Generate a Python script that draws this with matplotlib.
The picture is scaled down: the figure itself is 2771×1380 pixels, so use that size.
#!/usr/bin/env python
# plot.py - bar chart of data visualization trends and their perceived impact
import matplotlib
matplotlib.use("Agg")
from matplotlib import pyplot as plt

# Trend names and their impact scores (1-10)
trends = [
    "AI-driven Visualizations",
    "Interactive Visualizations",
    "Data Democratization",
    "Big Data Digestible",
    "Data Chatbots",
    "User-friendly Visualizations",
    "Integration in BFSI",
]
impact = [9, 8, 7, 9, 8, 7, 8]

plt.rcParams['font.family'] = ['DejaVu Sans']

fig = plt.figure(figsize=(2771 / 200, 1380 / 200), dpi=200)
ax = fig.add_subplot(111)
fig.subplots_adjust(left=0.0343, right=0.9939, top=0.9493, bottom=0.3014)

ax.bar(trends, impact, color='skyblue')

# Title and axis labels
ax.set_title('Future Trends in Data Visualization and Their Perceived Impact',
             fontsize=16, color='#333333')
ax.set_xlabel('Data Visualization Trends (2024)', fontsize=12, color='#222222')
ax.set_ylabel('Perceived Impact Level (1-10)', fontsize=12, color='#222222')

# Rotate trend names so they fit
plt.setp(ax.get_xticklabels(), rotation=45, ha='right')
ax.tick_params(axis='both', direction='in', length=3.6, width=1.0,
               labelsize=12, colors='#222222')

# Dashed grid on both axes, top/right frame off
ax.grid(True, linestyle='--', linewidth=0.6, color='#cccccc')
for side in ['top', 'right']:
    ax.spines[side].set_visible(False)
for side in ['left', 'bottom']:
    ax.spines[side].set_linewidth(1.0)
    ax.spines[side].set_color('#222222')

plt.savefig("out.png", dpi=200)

* * *

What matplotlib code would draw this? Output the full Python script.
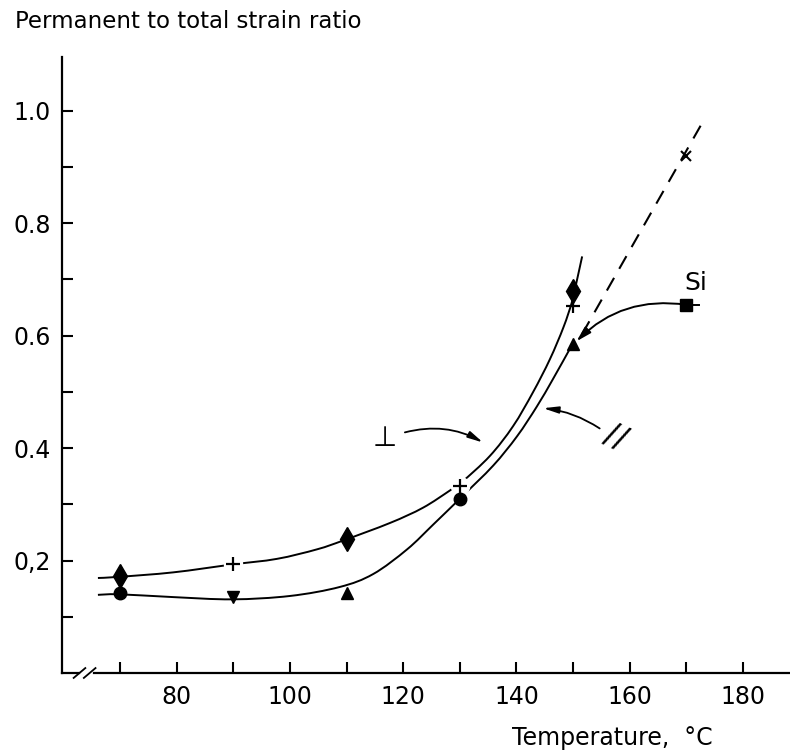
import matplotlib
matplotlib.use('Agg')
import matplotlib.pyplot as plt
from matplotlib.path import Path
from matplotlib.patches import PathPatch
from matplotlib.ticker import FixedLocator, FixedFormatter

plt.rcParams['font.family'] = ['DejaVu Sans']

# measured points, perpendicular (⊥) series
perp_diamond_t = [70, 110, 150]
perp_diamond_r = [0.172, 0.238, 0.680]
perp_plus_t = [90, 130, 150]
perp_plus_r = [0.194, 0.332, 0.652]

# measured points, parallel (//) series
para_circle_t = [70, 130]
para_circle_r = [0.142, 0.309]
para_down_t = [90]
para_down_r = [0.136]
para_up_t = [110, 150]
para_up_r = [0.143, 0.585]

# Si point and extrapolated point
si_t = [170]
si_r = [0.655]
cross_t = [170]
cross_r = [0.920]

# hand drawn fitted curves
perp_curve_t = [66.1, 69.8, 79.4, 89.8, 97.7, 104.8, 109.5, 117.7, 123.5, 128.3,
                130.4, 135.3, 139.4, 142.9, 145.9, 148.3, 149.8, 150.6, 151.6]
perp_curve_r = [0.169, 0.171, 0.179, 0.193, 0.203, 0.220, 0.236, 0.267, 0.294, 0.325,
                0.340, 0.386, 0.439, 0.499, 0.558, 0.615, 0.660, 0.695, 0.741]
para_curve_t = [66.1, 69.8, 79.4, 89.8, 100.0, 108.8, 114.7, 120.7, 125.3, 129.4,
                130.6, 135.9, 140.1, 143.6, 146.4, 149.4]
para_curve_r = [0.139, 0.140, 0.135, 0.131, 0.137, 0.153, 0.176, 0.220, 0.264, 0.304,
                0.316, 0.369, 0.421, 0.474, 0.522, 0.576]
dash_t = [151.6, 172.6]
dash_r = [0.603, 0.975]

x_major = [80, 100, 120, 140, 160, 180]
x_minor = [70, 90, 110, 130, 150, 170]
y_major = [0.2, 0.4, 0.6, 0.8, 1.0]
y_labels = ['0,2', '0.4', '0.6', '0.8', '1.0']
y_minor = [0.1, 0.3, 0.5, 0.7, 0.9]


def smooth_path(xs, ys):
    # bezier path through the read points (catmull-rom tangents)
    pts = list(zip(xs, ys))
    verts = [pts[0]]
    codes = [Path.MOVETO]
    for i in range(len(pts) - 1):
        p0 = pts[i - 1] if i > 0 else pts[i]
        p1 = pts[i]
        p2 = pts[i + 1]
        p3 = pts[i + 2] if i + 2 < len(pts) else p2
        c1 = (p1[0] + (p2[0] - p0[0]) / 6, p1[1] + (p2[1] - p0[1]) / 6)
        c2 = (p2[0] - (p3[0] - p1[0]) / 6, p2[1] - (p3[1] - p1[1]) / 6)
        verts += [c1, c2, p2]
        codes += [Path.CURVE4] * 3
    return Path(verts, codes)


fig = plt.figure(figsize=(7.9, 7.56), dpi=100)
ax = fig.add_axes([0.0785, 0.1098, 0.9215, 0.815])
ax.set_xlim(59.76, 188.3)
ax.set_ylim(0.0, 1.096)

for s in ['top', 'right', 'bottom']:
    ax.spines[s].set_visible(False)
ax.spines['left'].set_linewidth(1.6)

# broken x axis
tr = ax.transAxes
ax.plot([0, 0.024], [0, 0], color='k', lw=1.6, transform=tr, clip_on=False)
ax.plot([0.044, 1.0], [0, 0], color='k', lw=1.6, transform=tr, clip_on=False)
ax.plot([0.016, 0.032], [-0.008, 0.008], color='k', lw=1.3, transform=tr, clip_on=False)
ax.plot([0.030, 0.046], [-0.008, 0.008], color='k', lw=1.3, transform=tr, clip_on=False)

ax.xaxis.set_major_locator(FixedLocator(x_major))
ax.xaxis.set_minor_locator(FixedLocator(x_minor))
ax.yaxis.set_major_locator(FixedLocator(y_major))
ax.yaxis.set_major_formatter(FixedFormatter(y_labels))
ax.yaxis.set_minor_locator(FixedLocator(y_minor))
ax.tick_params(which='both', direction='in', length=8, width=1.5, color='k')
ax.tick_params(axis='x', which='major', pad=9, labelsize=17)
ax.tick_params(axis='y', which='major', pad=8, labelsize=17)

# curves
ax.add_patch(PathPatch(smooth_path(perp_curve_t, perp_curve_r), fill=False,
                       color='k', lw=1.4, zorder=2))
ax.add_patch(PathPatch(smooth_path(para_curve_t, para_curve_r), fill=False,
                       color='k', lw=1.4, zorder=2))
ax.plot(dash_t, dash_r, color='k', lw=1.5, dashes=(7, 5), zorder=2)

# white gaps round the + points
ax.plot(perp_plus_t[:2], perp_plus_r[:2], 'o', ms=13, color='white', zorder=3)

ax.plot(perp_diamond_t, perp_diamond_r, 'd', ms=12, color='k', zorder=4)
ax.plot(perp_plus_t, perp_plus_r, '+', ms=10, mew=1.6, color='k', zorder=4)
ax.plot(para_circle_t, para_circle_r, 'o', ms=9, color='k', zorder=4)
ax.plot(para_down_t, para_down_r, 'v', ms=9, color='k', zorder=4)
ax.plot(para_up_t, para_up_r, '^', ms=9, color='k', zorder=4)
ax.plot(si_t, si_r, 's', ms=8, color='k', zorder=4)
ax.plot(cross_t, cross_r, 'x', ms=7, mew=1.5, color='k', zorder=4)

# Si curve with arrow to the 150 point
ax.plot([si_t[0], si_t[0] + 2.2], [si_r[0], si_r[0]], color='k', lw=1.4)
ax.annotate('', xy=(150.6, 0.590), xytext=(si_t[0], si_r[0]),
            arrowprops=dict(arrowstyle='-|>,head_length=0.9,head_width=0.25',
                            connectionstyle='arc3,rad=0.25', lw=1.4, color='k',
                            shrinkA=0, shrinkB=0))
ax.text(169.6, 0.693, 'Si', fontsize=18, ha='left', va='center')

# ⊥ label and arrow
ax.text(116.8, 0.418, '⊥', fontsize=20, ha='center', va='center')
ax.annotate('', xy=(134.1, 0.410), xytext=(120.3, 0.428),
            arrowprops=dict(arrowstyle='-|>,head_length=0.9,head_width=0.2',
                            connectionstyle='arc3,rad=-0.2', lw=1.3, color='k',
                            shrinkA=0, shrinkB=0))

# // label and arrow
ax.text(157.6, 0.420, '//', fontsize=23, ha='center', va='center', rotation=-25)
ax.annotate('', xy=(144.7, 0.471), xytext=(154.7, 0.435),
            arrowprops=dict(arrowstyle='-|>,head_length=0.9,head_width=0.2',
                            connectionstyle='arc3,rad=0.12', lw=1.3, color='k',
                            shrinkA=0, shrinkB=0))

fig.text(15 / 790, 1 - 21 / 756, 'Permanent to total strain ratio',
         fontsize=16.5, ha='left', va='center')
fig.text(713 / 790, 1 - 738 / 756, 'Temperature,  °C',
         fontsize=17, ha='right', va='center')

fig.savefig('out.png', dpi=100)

** Description of the task **
Print everything from the line with "What matplotlib code" down to the line with "cross_r = [0.920]" in the entries above, both lines included and nothing more, without the pictures.

** Right answer **
What matplotlib code would draw this? Output the full Python script.
import matplotlib
matplotlib.use('Agg')
import matplotlib.pyplot as plt
from matplotlib.path import Path
from matplotlib.patches import PathPatch
from matplotlib.ticker import FixedLocator, FixedFormatter

plt.rcParams['font.family'] = ['DejaVu Sans']

# measured points, perpendicular (⊥) series
perp_diamond_t = [70, 110, 150]
perp_diamond_r = [0.172, 0.238, 0.680]
perp_plus_t = [90, 130, 150]
perp_plus_r = [0.194, 0.332, 0.652]

# measured points, parallel (//) series
para_circle_t = [70, 130]
para_circle_r = [0.142, 0.309]
para_down_t = [90]
para_down_r = [0.136]
para_up_t = [110, 150]
para_up_r = [0.143, 0.585]

# Si point and extrapolated point
si_t = [170]
si_r = [0.655]
cross_t = [170]
cross_r = [0.920]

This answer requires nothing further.